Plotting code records

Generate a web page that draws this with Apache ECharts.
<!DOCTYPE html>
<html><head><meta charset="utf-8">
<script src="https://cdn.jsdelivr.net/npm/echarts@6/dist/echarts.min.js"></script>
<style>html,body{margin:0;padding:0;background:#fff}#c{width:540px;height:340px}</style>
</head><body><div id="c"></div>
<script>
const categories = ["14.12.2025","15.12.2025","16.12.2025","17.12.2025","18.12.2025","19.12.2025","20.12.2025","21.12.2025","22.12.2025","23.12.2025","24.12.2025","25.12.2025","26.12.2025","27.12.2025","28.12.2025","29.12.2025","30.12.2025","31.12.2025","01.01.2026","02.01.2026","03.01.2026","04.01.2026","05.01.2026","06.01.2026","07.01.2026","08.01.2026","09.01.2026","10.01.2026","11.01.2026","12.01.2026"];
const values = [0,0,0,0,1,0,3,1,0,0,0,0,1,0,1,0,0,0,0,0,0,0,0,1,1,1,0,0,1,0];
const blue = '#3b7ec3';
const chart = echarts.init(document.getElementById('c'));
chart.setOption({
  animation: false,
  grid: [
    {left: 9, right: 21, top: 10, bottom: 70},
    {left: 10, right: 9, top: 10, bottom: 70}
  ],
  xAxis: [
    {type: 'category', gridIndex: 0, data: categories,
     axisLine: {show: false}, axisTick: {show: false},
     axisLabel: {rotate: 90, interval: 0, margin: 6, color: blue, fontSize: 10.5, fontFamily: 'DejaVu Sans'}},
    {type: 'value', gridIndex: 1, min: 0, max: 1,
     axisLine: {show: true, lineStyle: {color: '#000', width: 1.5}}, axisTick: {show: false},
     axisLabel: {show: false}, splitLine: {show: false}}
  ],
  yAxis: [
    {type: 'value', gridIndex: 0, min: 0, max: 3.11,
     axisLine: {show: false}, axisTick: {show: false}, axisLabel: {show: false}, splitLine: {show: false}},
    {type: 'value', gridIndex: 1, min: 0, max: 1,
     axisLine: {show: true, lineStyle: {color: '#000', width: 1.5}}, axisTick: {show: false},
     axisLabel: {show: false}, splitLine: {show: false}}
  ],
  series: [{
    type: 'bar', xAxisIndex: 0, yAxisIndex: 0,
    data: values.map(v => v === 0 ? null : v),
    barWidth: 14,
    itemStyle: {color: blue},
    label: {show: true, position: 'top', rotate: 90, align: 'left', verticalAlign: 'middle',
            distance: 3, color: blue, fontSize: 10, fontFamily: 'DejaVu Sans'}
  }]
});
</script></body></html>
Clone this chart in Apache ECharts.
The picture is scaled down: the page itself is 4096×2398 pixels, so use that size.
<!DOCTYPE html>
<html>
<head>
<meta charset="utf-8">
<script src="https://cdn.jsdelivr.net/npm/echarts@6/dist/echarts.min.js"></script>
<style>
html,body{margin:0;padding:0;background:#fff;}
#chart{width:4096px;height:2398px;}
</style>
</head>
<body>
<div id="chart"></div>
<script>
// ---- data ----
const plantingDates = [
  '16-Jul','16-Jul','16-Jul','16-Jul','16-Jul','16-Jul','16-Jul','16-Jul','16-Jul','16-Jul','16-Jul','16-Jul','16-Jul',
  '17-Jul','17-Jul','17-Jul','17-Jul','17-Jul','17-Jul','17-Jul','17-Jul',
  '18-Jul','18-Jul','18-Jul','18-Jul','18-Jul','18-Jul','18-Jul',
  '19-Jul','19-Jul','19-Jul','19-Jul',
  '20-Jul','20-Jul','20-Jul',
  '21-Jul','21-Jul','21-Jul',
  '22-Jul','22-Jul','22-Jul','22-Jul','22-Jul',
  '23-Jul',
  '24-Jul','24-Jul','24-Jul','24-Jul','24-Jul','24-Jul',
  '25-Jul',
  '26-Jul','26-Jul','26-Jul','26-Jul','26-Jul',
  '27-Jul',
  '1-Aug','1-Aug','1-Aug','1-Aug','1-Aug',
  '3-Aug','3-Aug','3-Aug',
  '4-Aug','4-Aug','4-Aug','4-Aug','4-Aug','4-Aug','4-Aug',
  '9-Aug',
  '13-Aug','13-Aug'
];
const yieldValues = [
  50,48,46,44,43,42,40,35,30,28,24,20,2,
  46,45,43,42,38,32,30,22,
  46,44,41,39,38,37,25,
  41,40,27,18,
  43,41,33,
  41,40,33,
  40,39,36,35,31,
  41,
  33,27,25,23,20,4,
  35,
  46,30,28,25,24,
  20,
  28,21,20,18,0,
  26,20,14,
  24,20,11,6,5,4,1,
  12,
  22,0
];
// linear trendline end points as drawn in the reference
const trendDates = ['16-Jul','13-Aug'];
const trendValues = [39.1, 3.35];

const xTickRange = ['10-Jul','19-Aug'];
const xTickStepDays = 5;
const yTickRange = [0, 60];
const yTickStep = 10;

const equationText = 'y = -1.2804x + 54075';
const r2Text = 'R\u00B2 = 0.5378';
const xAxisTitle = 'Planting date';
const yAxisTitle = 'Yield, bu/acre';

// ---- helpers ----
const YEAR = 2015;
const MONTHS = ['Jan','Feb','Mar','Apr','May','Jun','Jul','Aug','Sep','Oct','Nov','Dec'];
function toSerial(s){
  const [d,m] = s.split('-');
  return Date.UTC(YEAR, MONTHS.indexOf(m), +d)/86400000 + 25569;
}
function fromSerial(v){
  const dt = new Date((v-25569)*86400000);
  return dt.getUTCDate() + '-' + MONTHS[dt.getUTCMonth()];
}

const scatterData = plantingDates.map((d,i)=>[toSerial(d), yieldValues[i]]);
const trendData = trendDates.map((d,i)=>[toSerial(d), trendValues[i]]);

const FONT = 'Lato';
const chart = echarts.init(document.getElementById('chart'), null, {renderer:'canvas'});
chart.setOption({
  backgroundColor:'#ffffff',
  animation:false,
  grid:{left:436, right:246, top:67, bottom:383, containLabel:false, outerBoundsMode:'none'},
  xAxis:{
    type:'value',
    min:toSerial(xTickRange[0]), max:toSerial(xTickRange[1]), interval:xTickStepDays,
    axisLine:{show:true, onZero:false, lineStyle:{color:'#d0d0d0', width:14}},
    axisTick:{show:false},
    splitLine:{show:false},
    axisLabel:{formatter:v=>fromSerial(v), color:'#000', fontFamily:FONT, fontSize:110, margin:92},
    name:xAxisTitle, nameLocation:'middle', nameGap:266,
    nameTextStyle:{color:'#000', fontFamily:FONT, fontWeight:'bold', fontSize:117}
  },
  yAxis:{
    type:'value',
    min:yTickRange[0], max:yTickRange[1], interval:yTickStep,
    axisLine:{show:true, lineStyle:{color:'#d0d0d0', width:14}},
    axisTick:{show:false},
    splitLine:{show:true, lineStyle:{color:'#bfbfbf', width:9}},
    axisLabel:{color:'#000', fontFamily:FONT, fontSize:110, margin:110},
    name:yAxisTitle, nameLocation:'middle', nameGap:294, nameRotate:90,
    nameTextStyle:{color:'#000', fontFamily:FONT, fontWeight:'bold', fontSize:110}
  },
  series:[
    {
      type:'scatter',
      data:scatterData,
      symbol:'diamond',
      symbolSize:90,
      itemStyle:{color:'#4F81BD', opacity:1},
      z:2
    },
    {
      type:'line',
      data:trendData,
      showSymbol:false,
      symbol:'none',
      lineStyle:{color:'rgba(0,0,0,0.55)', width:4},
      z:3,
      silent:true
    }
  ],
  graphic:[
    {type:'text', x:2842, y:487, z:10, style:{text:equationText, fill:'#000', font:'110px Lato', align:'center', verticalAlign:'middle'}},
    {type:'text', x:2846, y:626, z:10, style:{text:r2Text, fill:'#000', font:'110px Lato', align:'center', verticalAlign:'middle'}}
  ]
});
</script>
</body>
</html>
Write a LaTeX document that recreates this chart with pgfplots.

[What to work on]
Return every entry exactly as given.

[Result below]
Generate a web page that draws this with Apache ECharts.
<!DOCTYPE html>
<html><head><meta charset="utf-8">
<script src="https://cdn.jsdelivr.net/npm/echarts@6/dist/echarts.min.js"></script>
<style>html,body{margin:0;padding:0;background:#fff}#c{width:540px;height:340px}</style>
</head><body><div id="c"></div>
<script>
const categories = ["14.12.2025","15.12.2025","16.12.2025","17.12.2025","18.12.2025","19.12.2025","20.12.2025","21.12.2025","22.12.2025","23.12.2025","24.12.2025","25.12.2025","26.12.2025","27.12.2025","28.12.2025","29.12.2025","30.12.2025","31.12.2025","01.01.2026","02.01.2026","03.01.2026","04.01.2026","05.01.2026","06.01.2026","07.01.2026","08.01.2026","09.01.2026","10.01.2026","11.01.2026","12.01.2026"];
const values = [0,0,0,0,1,0,3,1,0,0,0,0,1,0,1,0,0,0,0,0,0,0,0,1,1,1,0,0,1,0];
const blue = '#3b7ec3';
const chart = echarts.init(document.getElementById('c'));
chart.setOption({
  animation: false,
  grid: [
    {left: 9, right: 21, top: 10, bottom: 70},
    {left: 10, right: 9, top: 10, bottom: 70}
  ],
  xAxis: [
    {type: 'category', gridIndex: 0, data: categories,
     axisLine: {show: false}, axisTick: {show: false},
     axisLabel: {rotate: 90, interval: 0, margin: 6, color: blue, fontSize: 10.5, fontFamily: 'DejaVu Sans'}},
    {type: 'value', gridIndex: 1, min: 0, max: 1,
     axisLine: {show: true, lineStyle: {color: '#000', width: 1.5}}, axisTick: {show: false},
     axisLabel: {show: false}, splitLine: {show: false}}
  ],
  yAxis: [
    {type: 'value', gridIndex: 0, min: 0, max: 3.11,
     axisLine: {show: false}, axisTick: {show: false}, axisLabel: {show: false}, splitLine: {show: false}},
    {type: 'value', gridIndex: 1, min: 0, max: 1,
     axisLine: {show: true, lineStyle: {color: '#000', width: 1.5}}, axisTick: {show: false},
     axisLabel: {show: false}, splitLine: {show: false}}
  ],
  series: [{
    type: 'bar', xAxisIndex: 0, yAxisIndex: 0,
    data: values.map(v => v === 0 ? null : v),
    barWidth: 14,
    itemStyle: {color: blue},
    label: {show: true, position: 'top', rotate: 90, align: 'left', verticalAlign: 'middle',
            distance: 3, color: blue, fontSize: 10, fontFamily: 'DejaVu Sans'}
  }]
});
</script></body></html>
Clone this chart in Apache ECharts.
The picture is scaled down: the page itself is 4096×2398 pixels, so use that size.
<!DOCTYPE html>
<html>
<head>
<meta charset="utf-8">
<script src="https://cdn.jsdelivr.net/npm/echarts@6/dist/echarts.min.js"></script>
<style>
html,body{margin:0;padding:0;background:#fff;}
#chart{width:4096px;height:2398px;}
</style>
</head>
<body>
<div id="chart"></div>
<script>
// ---- data ----
const plantingDates = [
  '16-Jul','16-Jul','16-Jul','16-Jul','16-Jul','16-Jul','16-Jul','16-Jul','16-Jul','16-Jul','16-Jul','16-Jul','16-Jul',
  '17-Jul','17-Jul','17-Jul','17-Jul','17-Jul','17-Jul','17-Jul','17-Jul',
  '18-Jul','18-Jul','18-Jul','18-Jul','18-Jul','18-Jul','18-Jul',
  '19-Jul','19-Jul','19-Jul','19-Jul',
  '20-Jul','20-Jul','20-Jul',
  '21-Jul','21-Jul','21-Jul',
  '22-Jul','22-Jul','22-Jul','22-Jul','22-Jul',
  '23-Jul',
  '24-Jul','24-Jul','24-Jul','24-Jul','24-Jul','24-Jul',
  '25-Jul',
  '26-Jul','26-Jul','26-Jul','26-Jul','26-Jul',
  '27-Jul',
  '1-Aug','1-Aug','1-Aug','1-Aug','1-Aug',
  '3-Aug','3-Aug','3-Aug',
  '4-Aug','4-Aug','4-Aug','4-Aug','4-Aug','4-Aug','4-Aug',
  '9-Aug',
  '13-Aug','13-Aug'
];
const yieldValues = [
  50,48,46,44,43,42,40,35,30,28,24,20,2,
  46,45,43,42,38,32,30,22,
  46,44,41,39,38,37,25,
  41,40,27,18,
  43,41,33,
  41,40,33,
  40,39,36,35,31,
  41,
  33,27,25,23,20,4,
  35,
  46,30,28,25,24,
  20,
  28,21,20,18,0,
  26,20,14,
  24,20,11,6,5,4,1,
  12,
  22,0
];
// linear trendline end points as drawn in the reference
const trendDates = ['16-Jul','13-Aug'];
const trendValues = [39.1, 3.35];

const xTickRange = ['10-Jul','19-Aug'];
const xTickStepDays = 5;
const yTickRange = [0, 60];
const yTickStep = 10;

const equationText = 'y = -1.2804x + 54075';
const r2Text = 'R\u00B2 = 0.5378';
const xAxisTitle = 'Planting date';
const yAxisTitle = 'Yield, bu/acre';

// ---- helpers ----
const YEAR = 2015;
const MONTHS = ['Jan','Feb','Mar','Apr','May','Jun','Jul','Aug','Sep','Oct','Nov','Dec'];
function toSerial(s){
  const [d,m] = s.split('-');
  return Date.UTC(YEAR, MONTHS.indexOf(m), +d)/86400000 + 25569;
}
function fromSerial(v){
  const dt = new Date((v-25569)*86400000);
  return dt.getUTCDate() + '-' + MONTHS[dt.getUTCMonth()];
}

const scatterData = plantingDates.map((d,i)=>[toSerial(d), yieldValues[i]]);
const trendData = trendDates.map((d,i)=>[toSerial(d), trendValues[i]]);

const FONT = 'Lato';
const chart = echarts.init(document.getElementById('chart'), null, {renderer:'canvas'});
chart.setOption({
  backgroundColor:'#ffffff',
  animation:false,
  grid:{left:436, right:246, top:67, bottom:383, containLabel:false, outerBoundsMode:'none'},
  xAxis:{
    type:'value',
    min:toSerial(xTickRange[0]), max:toSerial(xTickRange[1]), interval:xTickStepDays,
    axisLine:{show:true, onZero:false, lineStyle:{color:'#d0d0d0', width:14}},
    axisTick:{show:false},
    splitLine:{show:false},
    axisLabel:{formatter:v=>fromSerial(v), color:'#000', fontFamily:FONT, fontSize:110, margin:92},
    name:xAxisTitle, nameLocation:'middle', nameGap:266,
    nameTextStyle:{color:'#000', fontFamily:FONT, fontWeight:'bold', fontSize:117}
  },
  yAxis:{
    type:'value',
    min:yTickRange[0], max:yTickRange[1], interval:yTickStep,
    axisLine:{show:true, lineStyle:{color:'#d0d0d0', width:14}},
    axisTick:{show:false},
    splitLine:{show:true, lineStyle:{color:'#bfbfbf', width:9}},
    axisLabel:{color:'#000', fontFamily:FONT, fontSize:110, margin:110},
    name:yAxisTitle, nameLocation:'middle', nameGap:294, nameRotate:90,
    nameTextStyle:{color:'#000', fontFamily:FONT, fontWeight:'bold', fontSize:110}
  },
  series:[
    {
      type:'scatter',
      data:scatterData,
      symbol:'diamond',
      symbolSize:90,
      itemStyle:{color:'#4F81BD', opacity:1},
      z:2
    },
    {
      type:'line',
      data:trendData,
      showSymbol:false,
      symbol:'none',
      lineStyle:{color:'rgba(0,0,0,0.55)', width:4},
      z:3,
      silent:true
    }
  ],
  graphic:[
    {type:'text', x:2842, y:487, z:10, style:{text:equationText, fill:'#000', font:'110px Lato', align:'center', verticalAlign:'middle'}},
    {type:'text', x:2846, y:626, z:10, style:{text:r2Text, fill:'#000', font:'110px Lato', align:'center', verticalAlign:'middle'}}
  ]
});
</script>
</body>
</html>
Write a LaTeX document that recreates this chart with pgfplots.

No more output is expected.